The large scale networking is the way that the event management companies arrange the needs of the attendees in the host city. These companies establish contacts with different companies that can provide services in the areas of entertainment, transportation, food and beverage, and housing. The system has its strengths and weaknesses. The strength for instance is a DMC, which will provide what they believe are the best companies in the area that can favor in terms of providing facilities when the meeting or the conventions are arranged in the city. The weakness is the scope of showing bias towards one company as they could have bribed that company or has special relation with them. That means the company that will be hired might not be the best company in the city.
The reasons the cities enter into a competition to get events to their destinations goes far beyond just holding the meetings and conventions. The direct spending by the meetings and convention industry in 2012 has been around $280 billion (Convention Industry Council, 2013). The economic pie and the large share of that are sought by every city that the attendees provide. The meetings and convention industry in United States has bigger share in the country’s GDP than motion picture, air travel, sports industry, performing arts and sound recording (Meeting Planners International, 2014).

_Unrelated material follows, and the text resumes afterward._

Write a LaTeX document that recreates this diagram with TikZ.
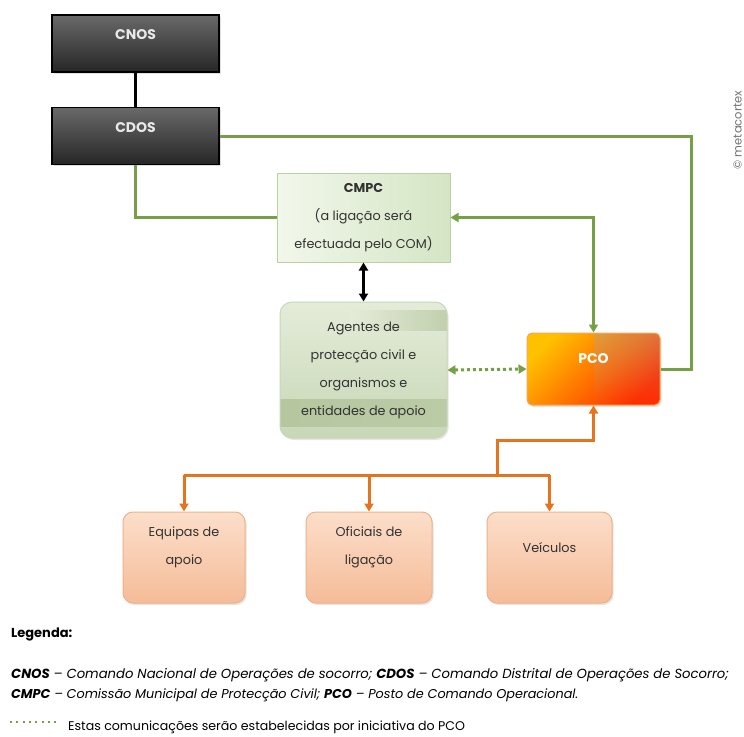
\documentclass[tikz,border=0pt]{standalone}
\usepackage{fontspec}
\setmainfont{Poppins}
\usetikzlibrary{arrows.meta,shadows,calc,fadings}
\definecolor{gline}{RGB}{118,160,70}
\definecolor{oline}{RGB}{230,115,30}
\definecolor{dtop}{RGB}{105,105,105}
\definecolor{dbot}{RGB}{38,38,38}
\definecolor{cmpcl}{RGB}{242,247,235}
\definecolor{cmpcr}{RGB}{212,229,196}
\definecolor{cmpcb}{RGB}{185,210,160}
\definecolor{agtop}{RGB}{228,236,217}
\definecolor{agbot}{RGB}{200,215,182}
\definecolor{agbd}{RGB}{200,215,185}
\definecolor{agband}{RGB}{170,188,145}
\definecolor{pcoa}{RGB}{255,192,0}
\definecolor{pcob}{RGB}{255,45,0}
\definecolor{pcobd}{RGB}{245,170,90}
\definecolor{saltop}{RGB}{252,222,202}
\definecolor{salbot}{RGB}{245,188,152}
\definecolor{salbd}{RGB}{236,178,138}
\definecolor{txt}{RGB}{50,50,50}
\definecolor{ltxt}{RGB}{232,232,232}
\tikzset{
  darkbox/.style={draw=black, line width=1.2pt, top color=dtop, bottom color=dbot,
    minimum width=167pt, minimum height=57pt,
    drop shadow={shadow xshift=1.5pt, shadow yshift=-1.5pt, opacity=0.25}},
  darklbl/.style={text=ltxt, font=\fontsize{14}{16}\selectfont\bfseries},
  cmpcbox/.style={draw=cmpcb, line width=1pt, left color=cmpcl, right color=cmpcr,
    minimum width=173pt, minimum height=89pt},
  agbox/.style={draw=agbd, line width=1pt, top color=agtop, bottom color=agbot,
    rounded corners=12pt, minimum width=167pt, minimum height=136pt,
    drop shadow={shadow xshift=1.5pt, shadow yshift=-2pt, opacity=0.2},
    path picture={
      \shade[sharp corners, left color=agband!60!agbot, right color=agband!45!agbot]
        ($(path picture bounding box.north west)+(0,97)$) rectangle
        ($(path picture bounding box.north east)+(0,124)$);
      \shade[sharp corners, left color=agtop, right color=agband!60!agtop]
        ($(path picture bounding box.north west)+(70,8)$) rectangle
        ($(path picture bounding box.north east)+(0,28)$);
    }},
  pcobox/.style={draw=pcobd, line width=1pt, top color=pcoa, bottom color=pcob, shading angle=45,
    rounded corners=5pt, minimum width=133pt, minimum height=72pt,
    drop shadow={shadow xshift=1.5pt, shadow yshift=-2pt, opacity=0.2},
    path picture={
      \fill[sharp corners, gray!70, opacity=0.35, path fading=south]
        (path picture bounding box.north) rectangle (path picture bounding box.south east);
    }},
  salbox/.style={draw=salbd, line width=1pt, top color=saltop, bottom color=salbot,
    rounded corners=10pt, minimum height=91pt,
    drop shadow={shadow xshift=1.5pt, shadow yshift=-2pt, opacity=0.2}},
  boxtxt/.style={text=txt, align=center, font=\fontsize{12.8}{28}\selectfont},
  gconn/.style={draw=gline, line width=3pt},
  oconn/.style={draw=oline, line width=3pt},
  kconn/.style={draw=black, line width=3pt},
  tip/.style={-{Triangle[length=8pt,width=9pt]}},
  dtip/.style={{Triangle[length=8pt,width=9pt]}-{Triangle[length=8pt,width=9pt]}},
  legtxt/.style={text=black, anchor=base west, inner sep=0pt},
}
\begin{document}
\begin{tikzpicture}[x=1pt,y=-1pt]
\useasboundingbox (0,0) rectangle (744,736);
\fill[white] (0,0) rectangle (744,736);

% boxes
\node[darkbox, label={[darklbl, yshift=8.5pt]center:CNOS}] (cnos) at (135.5,43.5) {};
\node[darkbox, label={[darklbl, yshift=8.5pt]center:CDOS}] (cdos) at (135.5,136) {};
\node[cmpcbox, boxtxt] (cmpc) at (363.5,217.5) {\textbf{CMPC}\\(a ligação será\\efectuada pelo COM)};
\node[agbox, boxtxt] (ag) at (363.5,370) {Agentes de\\protecção civil e\\organismos e\\entidades de apoio};
\node[pcobox, label={[darklbl, text=white, yshift=10pt]center:PCO}] (pco) at (593.5,369) {};
\node[salbox, minimum width=122pt, label={[boxtxt, yshift=10pt]center:Equipas de\\apoio}] (eq) at (184,557.5) {};
\node[salbox, minimum width=126pt, label={[boxtxt, yshift=10pt]center:Oficiais de\\ligação}] (of) at (369,557.5) {};
\node[salbox, minimum width=125pt, label={[boxtxt, yshift=10pt]center:Veículos}] (ve) at (549.5,557.5) {};

% coordinates
\coordinate (rt) at (691,0);
\coordinate (j) at (497,475);
\coordinate (oj) at (497,440);

% connectors
\draw[kconn] (cnos.south) -- (cdos.north);
\draw[gconn] (cdos.east) -| (rt |- pco.east) -- (pco.east);
\draw[gconn] (cdos.south) |- (cmpc.west);
\draw[gconn, dtip] (cmpc.east) -| (pco.north);
\draw[kconn, dtip] (cmpc.south) -- (ag.north);
\draw[gline, line width=3pt, dash pattern=on 3pt off 3pt, dtip] (ag.east) -- (pco.west);
\draw[oconn, tip] (j) -- (oj) -| (pco.south);
\draw[oconn] (eq.north |- j) -- (ve.north |- j);
\draw[oconn, tip] (eq.north |- j) -- (eq.north);
\draw[oconn, tip] (of.north |- j) -- (of.north);
\draw[oconn, tip] (ve.north |- j) -- (ve.north);

% copyright
\node[rotate=90, text=gray!90!black, font=\fontsize{11.5}{13}\selectfont, inner sep=0pt] (copy) at (737.5,130) {© metacortex};

% legend
\node[legtxt, font=\fontsize{13}{15}\selectfont\bfseries] (leg) at (11,637) {Legenda:};
\node[legtxt, font=\fontsize{13.2}{15}\selectfont\itshape] (l1) at (11,678) {\textbf{CNOS} – Comando Nacional de Operações de socorro; \textbf{CDOS} – Comando Distrital de Operações de Socorro;};
\node[legtxt, font=\fontsize{12.8}{15}\selectfont\itshape] (l2) at (11,698) {\textbf{CMPC} – Comissão Municipal de Protecção Civil; \textbf{PCO} – Posto de Comando Operacional.};
\coordinate (d1) at (10,722);
\coordinate (d2) at (60,722);
\draw[gline, line width=2.5pt, dash pattern=on 2pt off 4.3pt] (d1) -- (d2);
\node[legtxt, font=\fontsize{12.6}{15}\selectfont] (l3) at (68,730) {Estas comunicações serão estabelecidas por iniciativa do PCO};
\end{tikzpicture}
\end{document}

The economic impact is not only felt at a local level, but has also influenced the federal level. The impact has been pervading with tax revenues that is made of from the attendees money spending. The tax leveraging has been done by local, state and federal level. The tax revenue in 2012 by the government made from the meetings and conventions alone had been $14.8 billion and $13.2 billion respectively (Meeting Planners International, 2014). This is the reason why the funding in abundance flows to the local conventions and visitors’ bureaus in order for them to attract more meetings and conventions for getting their share of tax revenues.